Member of Parliament for Hochelaga—Rosemont-Est
- Incumbent
- Assumed office April 28, 2025
- Preceded by: Soraya Martinez Ferrada

Personal details
- Party: Liberal
- Alma mater: Collège Montmorency
- Website: mariegabriellemenard.liberal.ca

= Marie-Gabrielle Ménard =

Canadian politician

Marie-Gabrielle Ménard is a Canadian politician from the Liberal Party of Canada. She was elected Member of Parliament for Hochelaga—Rosemont-Est in the 2025 Canadian federal election. She is also known as a performance artist and was a reporter for CBC.

== Career ==
Ménard graduated from Collège Montmorency in 2001 and the Montreal School of Contemporary Dance in 2005. As a trained dancer she founded her own contemporary dance studio.
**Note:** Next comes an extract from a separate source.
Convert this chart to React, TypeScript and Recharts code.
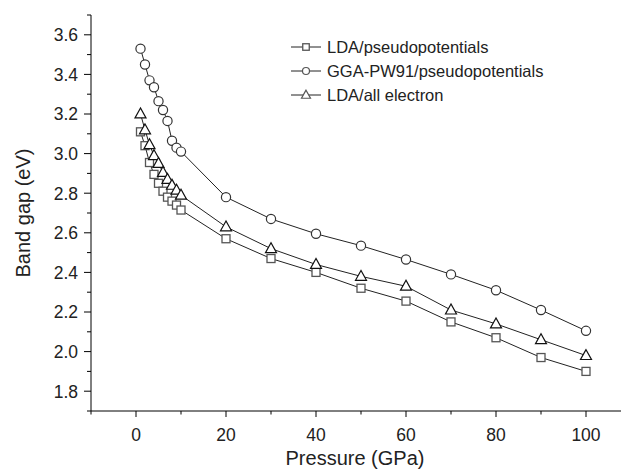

In June 2018, she became an arts reporter for Radio-Canada in Winnipeg. She hosted the show Les matins de l'Ouest. In January 2020 she began hosting the show L'Actuel on Radio-Canada Manitoba.

== Electoral record ==

v; t; e; 2025 Canadian federal election: Hochelaga—Rosemont-Est
| Party | Candidate | Votes | % | ±% |
|  | Liberal | Marie-Gabrielle Ménard | 23,601 | 46.14 | +7.71 |
|  | Bloc Québécois | Rose Lessard | 13,902 | 27.18 | −4.24 |
|  | New Democratic | Julie Girard-Lemay | 6,671 | 13.04 | −7.24 |
|  | Conservative | Carl Belley | 5,402 | 10.56 | +5.86 |
|  | Green | Jacob Pirro | 1,329 | 2.60 | +0.60 |
|  | Marxist–Leninist | Christine Dandenault | 242 | 0.47 | +0.30 |
| Total valid votes/expense limit |  |  | 51,147 | 98.43 |
| Total rejected ballots |  |  | 818 | 1.57 | -0.22 |
| Turnout |  |  | 51,965 | 65.52 | +4.14 |
| Eligible voters |  |  | 79,314 |
|  | Liberal notional hold |  | Swing |  | +5.97 |
Source: Elections Canada
Note: number of eligible voters does not include voting day registrations.